Sıcak havalarda çeşitli nedenlerle beyin kanaması riskinin arttığı söylenmektedir. Aşırı sıcağa maruz kalan bireylerde kan basıncında ani yükselmeler olabilir bu da ciddi problemlere neden olur. Sıcak hava hastaların tansiyonlarında birden ve denetimsiz şekilde yükselmelere neden olabilir. Özellikle tansiyon hastalarının aşırı sıcak havaya maruz kalması beyin kanaması görülme riskini artırır.

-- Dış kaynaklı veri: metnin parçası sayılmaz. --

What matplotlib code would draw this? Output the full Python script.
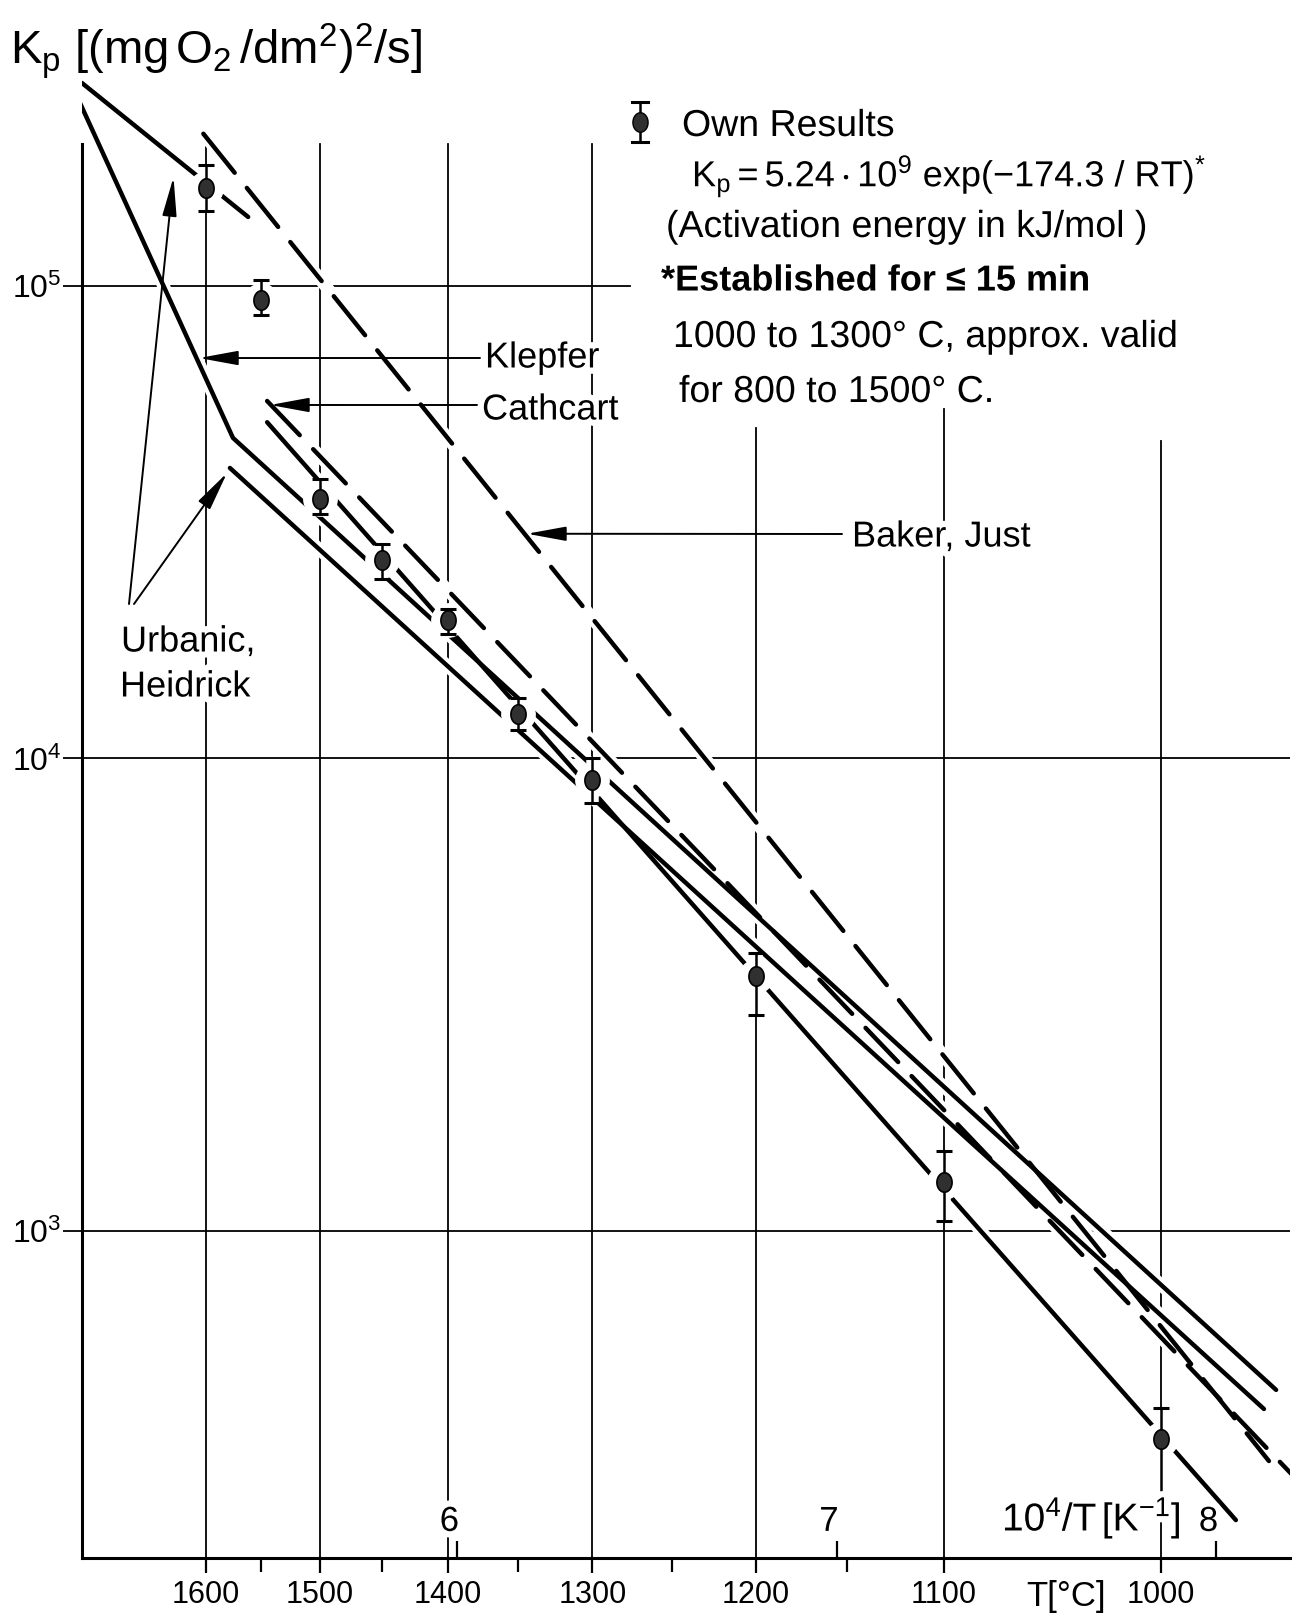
import numpy as np
import matplotlib.pyplot as plt
from matplotlib.lines import Line2D
from matplotlib.path import Path
import matplotlib.patheffects as pe

plt.rcParams['font.family'] = ['Liberation Sans', 'DejaVu Sans']
plt.rcParams['mathtext.fontset'] = 'custom'
plt.rcParams['mathtext.rm'] = 'Liberation Sans'
plt.rcParams['mathtext.it'] = 'Liberation Sans'
plt.rcParams['mathtext.bf'] = 'Liberation Sans:bold'
plt.rcParams['lines.scale_dashes'] = False

# own measurements, parabolic rate constant with scatter band
temp_c = [1600, 1550, 1500, 1450, 1400, 1350, 1300, 1200, 1100, 1000]
kp_mean = [1.61e5, 9.32e4, 3.55e4, 2.63e4, 1.96e4, 1.24e4, 9.0e3, 3.47e3, 1.27e3, 362]
kp_high = [1.80e5, 1.03e5, 3.90e4, 2.84e4, 2.07e4, 1.34e4, 1.0e4, 3.88e3, 1.48e3, 422]
kp_low = [1.44e5, 8.68e4, 3.29e4, 2.40e4, 1.83e4, 1.15e4, 8.04e3, 2.86e3, 1.05e3, 274]

# Arrhenius fit of own results: Kp = A exp(-Ea/RT)
fit_a = 5.24e9
fit_ea = 174.3  # kJ/mol
fit_x = [5.500, 8.052]

# literature correlations, x = 10^4/T [1/K]
klepfer_x = [5.007, 5.410, 8.158]
klepfer_kp = [2.44e5, 4.77e4, 461]
urbanic_hi_x = [5.012, 5.450]
urbanic_hi_kp = [2.69e5, 1.40e5]
urbanic_lo_x = [5.402, 8.126]
urbanic_lo_kp = [4.12e4, 420]
cathcart_x = [5.500, 8.200]
cathcart_kp = [5.71e4, 305]
baker_x = [5.332, 8.139]
baker_kp = [2.10e5, 326]

# axis ticks
grid_temps = [1600, 1500, 1400, 1300, 1200, 1100, 1000]
grid_top_kp = [2.0e5, 2.0e5, 2.0e5, 2.0e5, 5.0e4, 5.5e4, 4.7e4]
minor_temps = [1550, 1450, 1350, 1250, 1150]
inv_ticks = [6, 7, 8]
decades = [1e3, 1e4, 1e5]
decade_right = [8.1946, 8.1946, 6.456]

W, H = 1292, 1619


def inv_t(t_c):
    return 1e4 / (np.asarray(t_c, dtype=float) + 273.15)


def fig_xy(px, py):
    return px / W, 1 - py / H


halo = [pe.withStroke(linewidth=9, foreground='white')]

fig = plt.figure(figsize=(W / 100, H / 100), dpi=100)
ax = fig.add_axes([82 / W, 1 - 1558 / H, (1290 - 82) / W, 1558 / H])
ax.set_yscale('log')
ax.set_xlim(5.0123, 8.1946)
ax.set_ylim(10 ** 2.3079, 10 ** 5.6053)
ax.set_facecolor('none')

for s in ['top', 'right']:
    ax.spines[s].set_visible(False)
ax.spines['left'].set_linewidth(2.2)
ax.spines['bottom'].set_linewidth(2.2)
ax.spines['left'].set_bounds(10 ** 2.3079, 2.0e5)

# temperature scale on the bottom axis
ax.set_xticks(inv_t(grid_temps))
ax.set_xticklabels([str(t) for t in grid_temps])
ax.set_xticks(inv_t(minor_temps), minor=True)
ax.tick_params(axis='x', which='major', direction='out', length=11, width=1.6,
               labelsize=22, pad=5)
ax.tick_params(axis='x', which='minor', direction='out', length=10, width=1.6)

ax.set_yticks(decades)
ax.set_yticklabels([r'$\mathregular{10^{%d}}$' % int(np.log10(d)) for d in decades])
ax.yaxis.set_minor_locator(plt.NullLocator())
ax.tick_params(axis='y', which='major', direction='out', length=14, width=1.3,
               labelsize=23, pad=1)

# grid drawn by hand, lines stop below the legend text
xl = ax.get_xlim()
yl = ax.get_ylim()
for t, top in zip(grid_temps, grid_top_kp):
    x = inv_t(t)
    ax.plot([x, x], [yl[0], top], color='black', lw=1.3, zorder=1)
for d, xr in zip(decades, decade_right):
    ax.plot([xl[0], xr], [d, d], color='black', lw=1.3, zorder=1)

# 10^4/T ticks pointing up from the bottom axis
ax.vlines(inv_ticks, 0, 0.011, transform=ax.get_xaxis_transform(),
          color='black', lw=1.6, zorder=3)
for v in inv_ticks:
    ax.text(v - 0.02, 0.0235, str(v), transform=ax.get_xaxis_transform(),
            ha='center', va='center', fontsize=25, zorder=7, path_effects=halo)

fit_kp = fit_a * np.exp(-fit_ea * 1e3 * np.asarray(fit_x) / (8.314 * 1e4))

curves = [
    (klepfer_x, klepfer_kp, None),
    (urbanic_hi_x, urbanic_hi_kp, None),
    (urbanic_lo_x, urbanic_lo_kp, None),
    (fit_x, fit_kp, None),
    (cathcart_x, cathcart_kp, (34, 14)),
    (baker_x, baker_kp, (36, 14)),
]
# white halos first so the grid gets cut where the curves cross it
for cx, cy, dash in curves:
    ax.plot(cx, cy, color='white', lw=9, solid_capstyle='butt', zorder=2)
for cx, cy, dash in curves:
    if dash is None:
        ax.plot(cx, cy, color='black', lw=3.2, solid_capstyle='round', zorder=3)
    else:
        ax.plot(cx, cy, color='black', lw=3.2, dashes=dash,
                dash_capstyle='round', zorder=3)

# measured points with scatter bars
t_ell = np.linspace(0, 2 * np.pi, 40)
ellipse = Path(np.column_stack([0.78 * np.cos(t_ell), np.sin(t_ell)]), closed=True)

px = inv_t(temp_c)
mean = np.array(kp_mean)
ax.vlines(px, kp_low, kp_high, color='white', lw=9, zorder=4)
ax.plot(px, mean, linestyle='none', marker='o', ms=24, color='white', zorder=4)
ax.errorbar(px, mean, yerr=[mean - np.array(kp_low), np.array(kp_high) - mean],
            fmt='none', ecolor='black', elinewidth=1.8, capsize=6, capthick=2.2,
            zorder=5)
ax.plot(px, mean, linestyle='none', marker=ellipse, ms=14, mfc='#303030',
        mec='black', mew=1.2, zorder=6)

# arrows pointing at the literature curves
arrow_kw = dict(arrowstyle='-|>,head_length=1.2,head_width=0.22', color='black',
                lw=1.4, mutation_scale=20, shrinkA=0, shrinkB=0)
arrows = [
    ((5.3206, 7.04e4), (480, 358)),
    ((5.5076, 5.60e4), (480, 405)),
    ((6.1846, 2.99e4), (842, 534)),
    ((5.2534, 1.70e5), (129, 604)),
    ((5.3943, 4.02e4), (134, 604)),
]
for tip, tail in arrows:
    ax.annotate('', xy=tip, xycoords='data', xytext=fig_xy(*tail),
                textcoords='figure fraction', arrowprops=arrow_kw, zorder=6)

label_kw = dict(fontsize=26, va='center', ha='left', zorder=8, path_effects=halo)
fig.text(*fig_xy(485, 358), 'Klepfer', **label_kw)
fig.text(*fig_xy(482, 410), 'Cathcart', **label_kw)
fig.text(*fig_xy(852, 537), 'Baker, Just', **label_kw)
fig.text(*fig_xy(121, 642), 'Urbanic,', **label_kw)
fig.text(*fig_xy(120, 687), 'Heidrick', **label_kw)

# y axis title
fig.text(*fig_xy(10, 64), r'$\mathregular{K_p\ [(mg\,O_2\,/dm^2)^2/s]}$',
         fontsize=34, ha='left', va='baseline')

# legend block
sx, sy = 640, 122
fig.add_artist(Line2D([sx / W, sx / W], [1 - (sy - 20) / H, 1 - (sy + 20) / H],
                      color='black', lw=1.8, transform=fig.transFigure))
for cy in (sy - 20, sy + 20):
    fig.add_artist(Line2D([(sx - 8) / W, (sx + 8) / W], [1 - cy / H, 1 - cy / H],
                          color='black', lw=2.2, transform=fig.transFigure))
fig.add_artist(Line2D([sx / W], [1 - sy / H], marker=ellipse, ms=14,
                      mfc='#303030', mec='black', transform=fig.transFigure))

text_kw = dict(fontsize=27, va='center', ha='left', zorder=8, path_effects=halo)
fig.text(*fig_xy(682, 126), 'Own Results', **text_kw)
fig.text(*fig_xy(692, 176),
         r'$\mathregular{K_p = 5.24 \cdot 10^9\ exp(-174.3\ /\ RT)^{*}}$',
         **dict(text_kw, fontsize=26))
fig.text(*fig_xy(666, 227), '(Activation energy in kJ/mol )', **text_kw)
fig.text(*fig_xy(661, 281), '*Established for \u2264 15 min', fontweight='bold',
         **dict(text_kw, fontsize=26))
fig.text(*fig_xy(673, 337), '1000 to 1300\u00b0 C, approx. valid', **text_kw)
fig.text(*fig_xy(679, 392), 'for 800 to 1500\u00b0 C.', **text_kw)

# axis captions at the lower right
fig.text(*fig_xy(1002, 1518), r'$\mathregular{10^4/T\,[K^{-1}]}$',
         fontsize=28, va='center', ha='left', zorder=8, path_effects=halo)
fig.text(*fig_xy(1026, 1596), 'T[\u00b0C]', fontsize=25, va='center', ha='left')

fig.savefig('out.png', dpi=100)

Konunun uzmanları insanlara ve özellikle de yüksek tansiyon hastaları gibi yüksek risk grubunda olan insanlara aşırı sıcaklardan korunmalarını, özellikle de öğlen saatlerinde güneşe maruz kalmamalarını önermekteler. Güneşe çıkacak insanların şapka gibi koruyucu önlemler alması, öğlen vakti güneşe çıkılmaması, bol sıvı tüketmesi, yüksek tansiyon gibi hastalıkları olanların ilaçlarını düzenli kullanması sıcağa bağlı beyin kanaması riskini düşürür.
Bir arkadaşınızın veya aile üyenizin felç geçirdiğini düşünüyorsanız, derhal acil yardım çağırın. Kusmayla birlikte şiddetli bir baş ağrısı geliştirirseniz derhal doktorunuzu arayın. Baş ağrıları, sık sık ortaya çıkıyorsa veya vücudun herhangi bir yerinde semptomlar bulantı, kusma, halsizlik veya uyuşma gibi başka semptomlarla birlikte görülüyorsa, doktorunuz tarafından da değerlendirilmelidir.
Ani ve çok şiddetli bir baş ağrınız varsa, bunu doktorunuzla görüşmeniz yine de önemlidir. Bazen kan, subaraknoid kanama meydana gelmeden önce bir veya daha fazla kez bir kan damarından kısa süreliğine sızar. Beyinde sızıntı şeklindeki kanamanın neden olduğu baş ağrısına nöbetçi baş ağrısı denir.